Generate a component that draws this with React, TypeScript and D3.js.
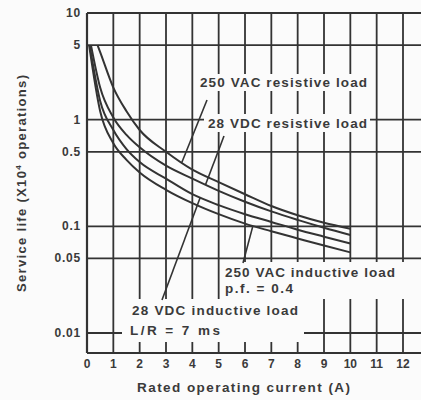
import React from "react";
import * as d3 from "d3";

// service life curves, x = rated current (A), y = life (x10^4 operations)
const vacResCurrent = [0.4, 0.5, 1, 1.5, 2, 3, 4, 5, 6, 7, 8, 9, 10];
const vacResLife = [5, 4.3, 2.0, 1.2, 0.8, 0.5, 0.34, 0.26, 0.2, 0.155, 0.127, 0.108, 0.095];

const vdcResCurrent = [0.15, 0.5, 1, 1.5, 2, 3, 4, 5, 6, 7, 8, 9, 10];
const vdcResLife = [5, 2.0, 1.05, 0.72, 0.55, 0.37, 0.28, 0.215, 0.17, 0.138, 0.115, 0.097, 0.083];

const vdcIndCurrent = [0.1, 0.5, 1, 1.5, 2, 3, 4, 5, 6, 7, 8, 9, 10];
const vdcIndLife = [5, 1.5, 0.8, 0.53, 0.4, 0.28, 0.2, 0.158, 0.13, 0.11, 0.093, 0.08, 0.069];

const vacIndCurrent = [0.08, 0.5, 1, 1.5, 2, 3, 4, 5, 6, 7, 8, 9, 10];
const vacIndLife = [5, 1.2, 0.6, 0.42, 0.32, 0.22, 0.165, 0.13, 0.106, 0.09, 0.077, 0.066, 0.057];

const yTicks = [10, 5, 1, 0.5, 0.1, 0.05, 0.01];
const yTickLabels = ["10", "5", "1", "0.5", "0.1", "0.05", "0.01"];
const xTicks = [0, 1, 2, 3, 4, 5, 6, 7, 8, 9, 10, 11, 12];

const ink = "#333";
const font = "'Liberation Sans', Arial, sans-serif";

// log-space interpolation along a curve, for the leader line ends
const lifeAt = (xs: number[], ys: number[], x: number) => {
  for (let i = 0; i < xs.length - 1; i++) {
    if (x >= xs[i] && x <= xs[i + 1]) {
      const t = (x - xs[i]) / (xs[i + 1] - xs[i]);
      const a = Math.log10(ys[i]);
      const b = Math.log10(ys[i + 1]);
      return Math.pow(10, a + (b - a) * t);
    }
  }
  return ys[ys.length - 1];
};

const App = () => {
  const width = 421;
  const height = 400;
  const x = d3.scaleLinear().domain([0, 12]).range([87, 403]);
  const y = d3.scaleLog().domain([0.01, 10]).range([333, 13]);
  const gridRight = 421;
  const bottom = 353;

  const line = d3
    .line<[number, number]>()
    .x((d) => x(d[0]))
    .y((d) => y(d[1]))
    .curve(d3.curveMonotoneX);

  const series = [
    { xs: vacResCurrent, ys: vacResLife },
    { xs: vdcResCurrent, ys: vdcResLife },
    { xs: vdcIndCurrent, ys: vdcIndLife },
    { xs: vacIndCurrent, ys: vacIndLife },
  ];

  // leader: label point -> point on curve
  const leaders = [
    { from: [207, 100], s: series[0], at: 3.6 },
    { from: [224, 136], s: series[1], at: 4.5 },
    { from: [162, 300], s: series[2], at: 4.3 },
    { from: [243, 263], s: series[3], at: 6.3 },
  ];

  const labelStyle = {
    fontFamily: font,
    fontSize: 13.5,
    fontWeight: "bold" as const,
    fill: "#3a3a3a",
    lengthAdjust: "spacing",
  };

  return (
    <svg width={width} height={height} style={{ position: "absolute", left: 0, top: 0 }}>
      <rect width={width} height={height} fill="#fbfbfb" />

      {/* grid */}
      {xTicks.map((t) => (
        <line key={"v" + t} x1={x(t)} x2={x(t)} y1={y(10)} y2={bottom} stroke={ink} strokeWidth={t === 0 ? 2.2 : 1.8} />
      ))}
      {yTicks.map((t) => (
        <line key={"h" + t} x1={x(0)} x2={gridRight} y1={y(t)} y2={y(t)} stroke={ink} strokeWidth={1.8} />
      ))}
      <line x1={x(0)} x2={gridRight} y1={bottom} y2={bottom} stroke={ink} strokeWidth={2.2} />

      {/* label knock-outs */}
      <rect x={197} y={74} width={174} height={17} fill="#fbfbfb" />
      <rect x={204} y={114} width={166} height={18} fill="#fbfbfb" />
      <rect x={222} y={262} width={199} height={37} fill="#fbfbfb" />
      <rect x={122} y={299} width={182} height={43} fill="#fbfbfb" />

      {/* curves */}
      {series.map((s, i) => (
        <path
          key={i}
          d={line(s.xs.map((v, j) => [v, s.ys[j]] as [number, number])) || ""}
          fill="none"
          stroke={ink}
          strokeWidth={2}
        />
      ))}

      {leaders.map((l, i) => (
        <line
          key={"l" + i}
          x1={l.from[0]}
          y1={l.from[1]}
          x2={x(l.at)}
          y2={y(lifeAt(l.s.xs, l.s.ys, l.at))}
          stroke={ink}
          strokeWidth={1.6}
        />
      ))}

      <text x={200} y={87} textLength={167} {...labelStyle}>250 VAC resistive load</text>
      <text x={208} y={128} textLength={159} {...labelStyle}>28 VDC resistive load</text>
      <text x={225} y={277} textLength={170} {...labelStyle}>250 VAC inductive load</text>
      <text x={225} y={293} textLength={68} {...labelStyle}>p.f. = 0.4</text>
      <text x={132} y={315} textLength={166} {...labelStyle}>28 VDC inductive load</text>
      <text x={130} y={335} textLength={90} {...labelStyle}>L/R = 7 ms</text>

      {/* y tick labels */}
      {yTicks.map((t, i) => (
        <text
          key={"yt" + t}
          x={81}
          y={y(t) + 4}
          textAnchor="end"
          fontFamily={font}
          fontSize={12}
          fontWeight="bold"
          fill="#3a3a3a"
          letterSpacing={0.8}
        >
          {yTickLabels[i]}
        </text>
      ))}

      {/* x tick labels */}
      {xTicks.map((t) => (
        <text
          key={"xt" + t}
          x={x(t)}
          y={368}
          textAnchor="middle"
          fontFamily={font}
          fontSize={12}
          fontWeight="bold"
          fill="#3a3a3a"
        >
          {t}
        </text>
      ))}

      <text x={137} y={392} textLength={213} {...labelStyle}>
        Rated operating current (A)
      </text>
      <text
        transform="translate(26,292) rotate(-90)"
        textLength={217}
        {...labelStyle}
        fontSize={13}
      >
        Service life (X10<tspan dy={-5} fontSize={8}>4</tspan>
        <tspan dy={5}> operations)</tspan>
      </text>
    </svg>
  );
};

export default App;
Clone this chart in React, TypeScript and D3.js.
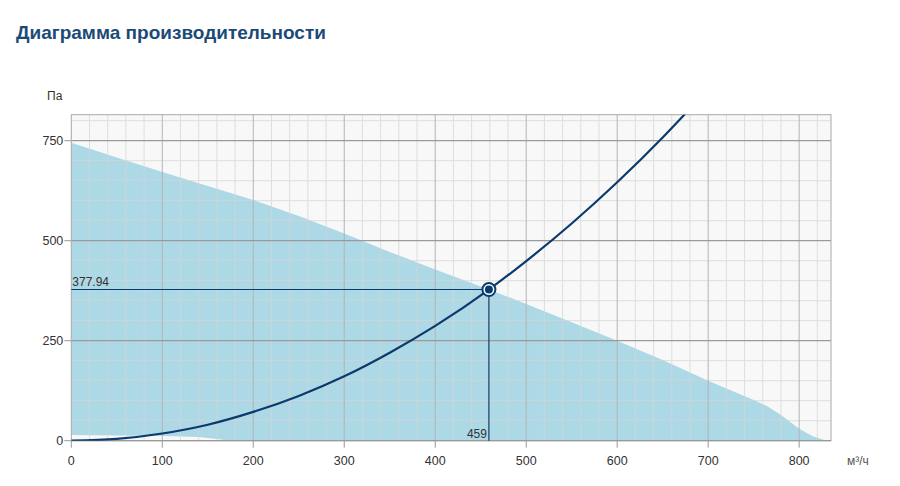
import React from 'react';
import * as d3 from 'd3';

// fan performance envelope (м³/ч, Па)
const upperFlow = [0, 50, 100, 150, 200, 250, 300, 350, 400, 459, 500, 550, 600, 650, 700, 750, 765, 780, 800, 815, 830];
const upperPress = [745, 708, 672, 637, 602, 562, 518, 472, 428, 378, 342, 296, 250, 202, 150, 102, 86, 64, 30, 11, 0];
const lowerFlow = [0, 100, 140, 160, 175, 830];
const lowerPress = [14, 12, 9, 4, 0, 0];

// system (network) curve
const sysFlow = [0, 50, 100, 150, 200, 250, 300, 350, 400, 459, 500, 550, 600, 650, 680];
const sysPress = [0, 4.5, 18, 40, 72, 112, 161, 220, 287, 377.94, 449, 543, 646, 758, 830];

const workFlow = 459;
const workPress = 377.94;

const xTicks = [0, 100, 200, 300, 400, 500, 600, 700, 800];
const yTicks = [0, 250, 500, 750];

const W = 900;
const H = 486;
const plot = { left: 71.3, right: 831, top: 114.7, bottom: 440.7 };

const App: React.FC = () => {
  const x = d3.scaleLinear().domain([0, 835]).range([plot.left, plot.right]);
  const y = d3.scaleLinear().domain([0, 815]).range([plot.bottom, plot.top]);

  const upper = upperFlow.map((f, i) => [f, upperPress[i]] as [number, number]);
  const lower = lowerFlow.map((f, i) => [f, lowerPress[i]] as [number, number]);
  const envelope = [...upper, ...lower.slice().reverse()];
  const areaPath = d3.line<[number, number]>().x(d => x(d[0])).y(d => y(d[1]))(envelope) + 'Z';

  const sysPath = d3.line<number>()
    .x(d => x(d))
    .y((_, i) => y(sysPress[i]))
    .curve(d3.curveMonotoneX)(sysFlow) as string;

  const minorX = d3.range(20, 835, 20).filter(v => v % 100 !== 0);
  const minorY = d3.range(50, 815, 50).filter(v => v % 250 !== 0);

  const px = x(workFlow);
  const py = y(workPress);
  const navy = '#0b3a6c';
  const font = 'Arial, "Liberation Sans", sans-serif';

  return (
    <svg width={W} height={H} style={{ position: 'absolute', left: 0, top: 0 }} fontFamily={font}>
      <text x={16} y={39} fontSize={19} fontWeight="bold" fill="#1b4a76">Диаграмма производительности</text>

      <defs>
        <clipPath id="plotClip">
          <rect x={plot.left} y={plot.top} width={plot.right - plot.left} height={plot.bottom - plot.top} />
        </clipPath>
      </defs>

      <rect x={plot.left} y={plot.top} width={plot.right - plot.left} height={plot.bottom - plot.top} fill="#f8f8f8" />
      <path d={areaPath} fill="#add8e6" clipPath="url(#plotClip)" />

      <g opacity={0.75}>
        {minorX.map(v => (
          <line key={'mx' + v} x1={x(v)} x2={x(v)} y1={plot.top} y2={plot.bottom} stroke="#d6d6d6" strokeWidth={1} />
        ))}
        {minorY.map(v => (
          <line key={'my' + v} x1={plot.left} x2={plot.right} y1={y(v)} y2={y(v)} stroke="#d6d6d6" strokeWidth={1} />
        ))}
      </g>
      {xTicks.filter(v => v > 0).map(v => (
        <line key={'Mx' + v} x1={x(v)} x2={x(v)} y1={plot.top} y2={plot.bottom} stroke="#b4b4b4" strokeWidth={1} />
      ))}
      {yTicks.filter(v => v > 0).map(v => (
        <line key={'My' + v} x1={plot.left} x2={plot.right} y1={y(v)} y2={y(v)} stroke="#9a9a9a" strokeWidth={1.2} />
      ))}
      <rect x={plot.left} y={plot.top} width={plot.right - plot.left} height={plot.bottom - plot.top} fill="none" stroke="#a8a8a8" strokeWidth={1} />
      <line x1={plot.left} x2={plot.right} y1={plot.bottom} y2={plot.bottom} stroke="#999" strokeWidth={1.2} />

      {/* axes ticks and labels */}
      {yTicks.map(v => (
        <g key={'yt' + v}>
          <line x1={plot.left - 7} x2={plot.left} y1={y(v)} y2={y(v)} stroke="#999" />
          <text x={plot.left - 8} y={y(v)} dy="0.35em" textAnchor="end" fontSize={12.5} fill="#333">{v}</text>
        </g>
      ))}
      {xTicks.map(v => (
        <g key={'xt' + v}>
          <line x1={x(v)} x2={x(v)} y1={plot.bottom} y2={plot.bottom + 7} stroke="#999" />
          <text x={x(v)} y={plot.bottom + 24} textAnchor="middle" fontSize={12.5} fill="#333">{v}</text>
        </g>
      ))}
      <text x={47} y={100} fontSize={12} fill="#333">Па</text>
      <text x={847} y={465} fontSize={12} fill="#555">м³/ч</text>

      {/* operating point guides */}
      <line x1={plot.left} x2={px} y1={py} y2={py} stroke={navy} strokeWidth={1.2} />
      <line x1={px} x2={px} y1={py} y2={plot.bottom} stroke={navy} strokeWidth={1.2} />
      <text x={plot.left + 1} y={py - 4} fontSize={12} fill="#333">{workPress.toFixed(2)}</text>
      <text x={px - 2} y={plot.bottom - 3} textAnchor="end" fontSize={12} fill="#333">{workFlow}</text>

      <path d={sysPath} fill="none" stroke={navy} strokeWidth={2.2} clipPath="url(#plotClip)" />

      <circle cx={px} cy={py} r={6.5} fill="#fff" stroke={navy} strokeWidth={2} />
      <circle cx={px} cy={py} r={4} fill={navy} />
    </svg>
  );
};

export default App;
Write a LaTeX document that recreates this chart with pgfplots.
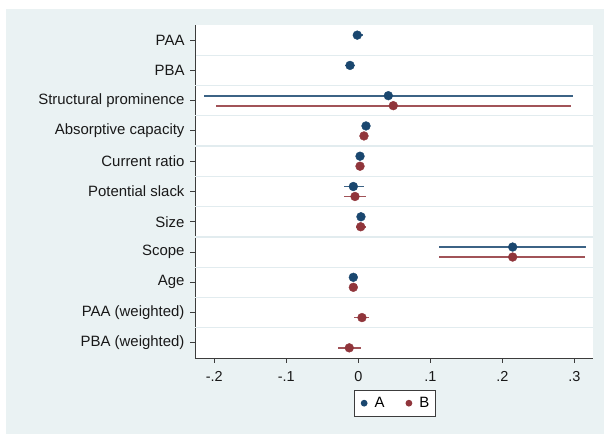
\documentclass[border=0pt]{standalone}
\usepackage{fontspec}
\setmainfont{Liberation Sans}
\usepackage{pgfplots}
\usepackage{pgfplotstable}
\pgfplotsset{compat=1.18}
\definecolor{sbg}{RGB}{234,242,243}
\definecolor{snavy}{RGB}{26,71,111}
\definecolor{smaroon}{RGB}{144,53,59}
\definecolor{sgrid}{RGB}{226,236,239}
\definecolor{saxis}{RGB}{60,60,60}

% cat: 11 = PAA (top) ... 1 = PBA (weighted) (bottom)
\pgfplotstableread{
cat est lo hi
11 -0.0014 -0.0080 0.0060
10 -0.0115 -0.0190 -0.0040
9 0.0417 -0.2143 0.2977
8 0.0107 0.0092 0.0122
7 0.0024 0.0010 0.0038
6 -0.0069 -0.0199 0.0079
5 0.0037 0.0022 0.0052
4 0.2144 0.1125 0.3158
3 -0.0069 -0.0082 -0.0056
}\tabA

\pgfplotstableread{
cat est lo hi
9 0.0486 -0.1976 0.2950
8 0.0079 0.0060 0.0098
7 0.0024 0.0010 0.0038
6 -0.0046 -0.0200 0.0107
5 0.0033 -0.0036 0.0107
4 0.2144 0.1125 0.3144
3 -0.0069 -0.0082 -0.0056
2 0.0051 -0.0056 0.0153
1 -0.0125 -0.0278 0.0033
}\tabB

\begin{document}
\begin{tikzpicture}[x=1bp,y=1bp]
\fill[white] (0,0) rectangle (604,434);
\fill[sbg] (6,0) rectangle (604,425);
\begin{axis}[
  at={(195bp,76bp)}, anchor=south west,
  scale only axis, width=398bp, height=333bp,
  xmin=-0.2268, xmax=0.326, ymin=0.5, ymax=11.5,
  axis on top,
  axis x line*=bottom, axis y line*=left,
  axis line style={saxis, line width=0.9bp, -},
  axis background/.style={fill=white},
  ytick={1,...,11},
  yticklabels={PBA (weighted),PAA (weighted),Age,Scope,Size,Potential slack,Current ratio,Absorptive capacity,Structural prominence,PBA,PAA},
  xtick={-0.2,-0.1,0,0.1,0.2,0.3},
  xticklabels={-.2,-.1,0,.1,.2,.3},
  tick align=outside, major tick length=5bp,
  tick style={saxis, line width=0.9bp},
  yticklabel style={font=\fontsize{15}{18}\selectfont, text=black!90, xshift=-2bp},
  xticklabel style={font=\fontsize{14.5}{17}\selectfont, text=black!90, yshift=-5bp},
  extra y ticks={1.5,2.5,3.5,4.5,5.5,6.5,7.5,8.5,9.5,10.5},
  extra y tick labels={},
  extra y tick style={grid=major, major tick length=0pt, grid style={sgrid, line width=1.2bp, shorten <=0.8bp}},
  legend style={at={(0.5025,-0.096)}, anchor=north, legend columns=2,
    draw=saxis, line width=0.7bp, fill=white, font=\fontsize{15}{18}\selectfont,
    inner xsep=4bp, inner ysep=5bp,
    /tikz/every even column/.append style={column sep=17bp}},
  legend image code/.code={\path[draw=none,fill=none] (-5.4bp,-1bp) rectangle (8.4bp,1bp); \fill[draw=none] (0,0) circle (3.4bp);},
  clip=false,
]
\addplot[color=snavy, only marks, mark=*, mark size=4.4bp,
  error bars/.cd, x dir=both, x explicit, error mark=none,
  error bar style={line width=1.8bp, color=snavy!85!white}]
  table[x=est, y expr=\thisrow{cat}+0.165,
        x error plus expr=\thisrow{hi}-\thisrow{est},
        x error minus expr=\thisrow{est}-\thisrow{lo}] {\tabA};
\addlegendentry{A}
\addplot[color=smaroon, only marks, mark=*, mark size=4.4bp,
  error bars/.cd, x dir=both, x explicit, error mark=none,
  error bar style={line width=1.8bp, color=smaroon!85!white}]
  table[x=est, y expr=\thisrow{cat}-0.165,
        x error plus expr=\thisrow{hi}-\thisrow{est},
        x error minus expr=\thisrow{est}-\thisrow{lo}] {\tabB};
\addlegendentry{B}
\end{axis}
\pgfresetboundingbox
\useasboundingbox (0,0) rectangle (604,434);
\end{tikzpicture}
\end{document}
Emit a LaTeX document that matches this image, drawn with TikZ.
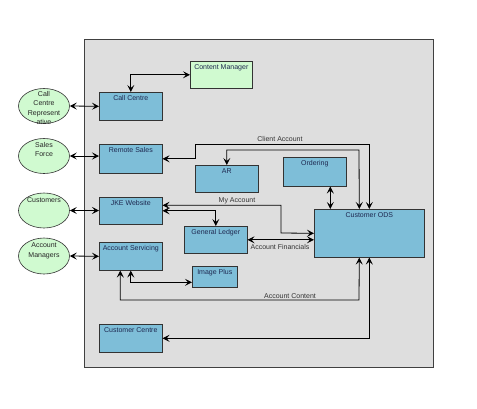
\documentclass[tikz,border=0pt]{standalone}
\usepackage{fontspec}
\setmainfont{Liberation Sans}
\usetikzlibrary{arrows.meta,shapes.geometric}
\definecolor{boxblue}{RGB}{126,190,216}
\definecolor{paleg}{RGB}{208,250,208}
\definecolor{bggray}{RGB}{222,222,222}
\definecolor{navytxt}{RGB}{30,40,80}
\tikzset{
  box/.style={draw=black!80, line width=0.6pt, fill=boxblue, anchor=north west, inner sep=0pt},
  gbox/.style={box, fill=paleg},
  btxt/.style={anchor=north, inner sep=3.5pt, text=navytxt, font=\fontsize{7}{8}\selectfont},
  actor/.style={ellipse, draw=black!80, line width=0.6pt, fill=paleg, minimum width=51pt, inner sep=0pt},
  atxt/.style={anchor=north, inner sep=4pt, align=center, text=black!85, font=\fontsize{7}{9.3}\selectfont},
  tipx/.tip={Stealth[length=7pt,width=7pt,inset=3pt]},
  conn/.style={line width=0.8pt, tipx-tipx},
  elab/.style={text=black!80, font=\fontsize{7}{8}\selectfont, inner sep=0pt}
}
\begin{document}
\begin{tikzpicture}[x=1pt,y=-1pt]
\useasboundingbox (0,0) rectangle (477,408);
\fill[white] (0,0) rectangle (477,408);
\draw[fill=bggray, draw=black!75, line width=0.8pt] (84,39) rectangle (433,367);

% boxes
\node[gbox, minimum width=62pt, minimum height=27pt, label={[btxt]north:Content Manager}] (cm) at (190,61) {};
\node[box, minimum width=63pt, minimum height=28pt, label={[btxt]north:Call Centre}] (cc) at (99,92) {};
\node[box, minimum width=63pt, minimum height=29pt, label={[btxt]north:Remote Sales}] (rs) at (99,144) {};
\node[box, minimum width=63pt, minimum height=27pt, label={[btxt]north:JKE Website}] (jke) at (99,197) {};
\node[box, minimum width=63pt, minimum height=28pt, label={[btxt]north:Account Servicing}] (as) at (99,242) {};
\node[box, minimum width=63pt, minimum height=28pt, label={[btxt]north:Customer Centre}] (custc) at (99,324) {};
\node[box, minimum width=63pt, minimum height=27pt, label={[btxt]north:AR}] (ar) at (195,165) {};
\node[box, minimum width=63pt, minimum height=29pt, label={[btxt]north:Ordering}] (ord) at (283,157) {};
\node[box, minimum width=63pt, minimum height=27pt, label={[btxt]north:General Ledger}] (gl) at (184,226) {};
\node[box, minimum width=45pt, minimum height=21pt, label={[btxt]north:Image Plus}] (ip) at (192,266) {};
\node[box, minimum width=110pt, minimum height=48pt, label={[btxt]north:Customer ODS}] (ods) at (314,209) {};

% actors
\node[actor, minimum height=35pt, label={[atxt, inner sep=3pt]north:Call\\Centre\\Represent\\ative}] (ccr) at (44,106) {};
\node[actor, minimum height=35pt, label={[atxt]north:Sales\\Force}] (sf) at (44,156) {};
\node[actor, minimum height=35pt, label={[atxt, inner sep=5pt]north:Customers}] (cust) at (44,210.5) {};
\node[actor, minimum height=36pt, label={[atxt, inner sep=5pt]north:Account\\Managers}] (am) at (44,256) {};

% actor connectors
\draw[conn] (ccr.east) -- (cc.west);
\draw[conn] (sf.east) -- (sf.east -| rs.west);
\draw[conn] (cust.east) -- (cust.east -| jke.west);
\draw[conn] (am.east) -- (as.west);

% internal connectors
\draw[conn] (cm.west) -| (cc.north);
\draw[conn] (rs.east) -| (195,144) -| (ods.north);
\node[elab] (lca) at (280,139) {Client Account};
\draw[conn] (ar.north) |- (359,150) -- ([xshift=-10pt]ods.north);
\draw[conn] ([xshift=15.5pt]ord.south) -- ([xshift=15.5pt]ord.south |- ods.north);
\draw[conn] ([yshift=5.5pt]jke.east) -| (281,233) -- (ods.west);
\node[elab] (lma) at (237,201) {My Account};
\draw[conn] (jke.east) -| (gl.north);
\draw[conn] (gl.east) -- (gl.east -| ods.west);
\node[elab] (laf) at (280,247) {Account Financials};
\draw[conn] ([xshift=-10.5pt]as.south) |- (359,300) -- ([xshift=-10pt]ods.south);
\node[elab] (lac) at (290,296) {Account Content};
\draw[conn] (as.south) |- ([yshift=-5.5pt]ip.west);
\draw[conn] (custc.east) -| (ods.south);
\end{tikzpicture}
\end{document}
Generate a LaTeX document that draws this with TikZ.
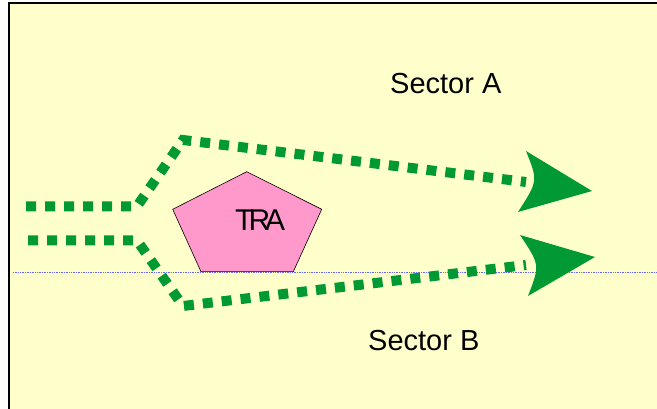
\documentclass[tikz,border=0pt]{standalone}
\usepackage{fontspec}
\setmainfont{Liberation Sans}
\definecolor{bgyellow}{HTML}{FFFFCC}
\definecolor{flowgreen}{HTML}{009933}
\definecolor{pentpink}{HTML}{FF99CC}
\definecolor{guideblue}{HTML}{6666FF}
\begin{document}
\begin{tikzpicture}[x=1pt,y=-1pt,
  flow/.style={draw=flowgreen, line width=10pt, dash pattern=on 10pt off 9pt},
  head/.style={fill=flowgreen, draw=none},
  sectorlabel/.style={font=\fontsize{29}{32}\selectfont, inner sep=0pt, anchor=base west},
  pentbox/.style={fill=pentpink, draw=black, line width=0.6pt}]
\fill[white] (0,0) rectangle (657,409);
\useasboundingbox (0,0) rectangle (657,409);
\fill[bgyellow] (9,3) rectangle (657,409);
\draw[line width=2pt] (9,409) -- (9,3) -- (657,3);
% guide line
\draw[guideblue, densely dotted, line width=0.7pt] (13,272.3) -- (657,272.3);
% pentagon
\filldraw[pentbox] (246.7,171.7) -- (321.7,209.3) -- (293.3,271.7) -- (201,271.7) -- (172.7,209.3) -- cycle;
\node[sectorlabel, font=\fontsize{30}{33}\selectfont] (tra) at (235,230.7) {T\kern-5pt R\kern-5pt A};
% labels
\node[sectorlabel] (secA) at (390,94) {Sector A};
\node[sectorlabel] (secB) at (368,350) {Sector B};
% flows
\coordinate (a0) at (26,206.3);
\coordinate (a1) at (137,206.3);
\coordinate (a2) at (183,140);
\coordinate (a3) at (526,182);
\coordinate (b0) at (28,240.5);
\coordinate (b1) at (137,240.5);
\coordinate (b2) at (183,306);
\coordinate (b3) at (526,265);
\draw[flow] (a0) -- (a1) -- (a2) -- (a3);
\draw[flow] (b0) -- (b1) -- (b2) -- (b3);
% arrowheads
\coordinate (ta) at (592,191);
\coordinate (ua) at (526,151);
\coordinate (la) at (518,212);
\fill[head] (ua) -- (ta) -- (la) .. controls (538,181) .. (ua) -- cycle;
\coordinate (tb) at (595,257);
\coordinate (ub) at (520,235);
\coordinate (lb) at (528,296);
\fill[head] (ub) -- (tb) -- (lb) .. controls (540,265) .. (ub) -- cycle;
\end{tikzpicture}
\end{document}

__________

PROBLEM: Using the entries above, extract exactly the lines from the one that contains "Emit a LaTeX" through the one that contains "(84,39) rectangle (433,367);". Do not carry over any pictures.

ANSWER:
Emit a LaTeX document that matches this image, drawn with TikZ.
\documentclass[tikz,border=0pt]{standalone}
\usepackage{fontspec}
\setmainfont{Liberation Sans}
\usetikzlibrary{arrows.meta,shapes.geometric}
\definecolor{boxblue}{RGB}{126,190,216}
\definecolor{paleg}{RGB}{208,250,208}
\definecolor{bggray}{RGB}{222,222,222}
\definecolor{navytxt}{RGB}{30,40,80}
\tikzset{
  box/.style={draw=black!80, line width=0.6pt, fill=boxblue, anchor=north west, inner sep=0pt},
  gbox/.style={box, fill=paleg},
  btxt/.style={anchor=north, inner sep=3.5pt, text=navytxt, font=\fontsize{7}{8}\selectfont},
  actor/.style={ellipse, draw=black!80, line width=0.6pt, fill=paleg, minimum width=51pt, inner sep=0pt},
  atxt/.style={anchor=north, inner sep=4pt, align=center, text=black!85, font=\fontsize{7}{9.3}\selectfont},
  tipx/.tip={Stealth[length=7pt,width=7pt,inset=3pt]},
  conn/.style={line width=0.8pt, tipx-tipx},
  elab/.style={text=black!80, font=\fontsize{7}{8}\selectfont, inner sep=0pt}
}
\begin{document}
\begin{tikzpicture}[x=1pt,y=-1pt]
\useasboundingbox (0,0) rectangle (477,408);
\fill[white] (0,0) rectangle (477,408);
\draw[fill=bggray, draw=black!75, line width=0.8pt] (84,39) rectangle (433,367);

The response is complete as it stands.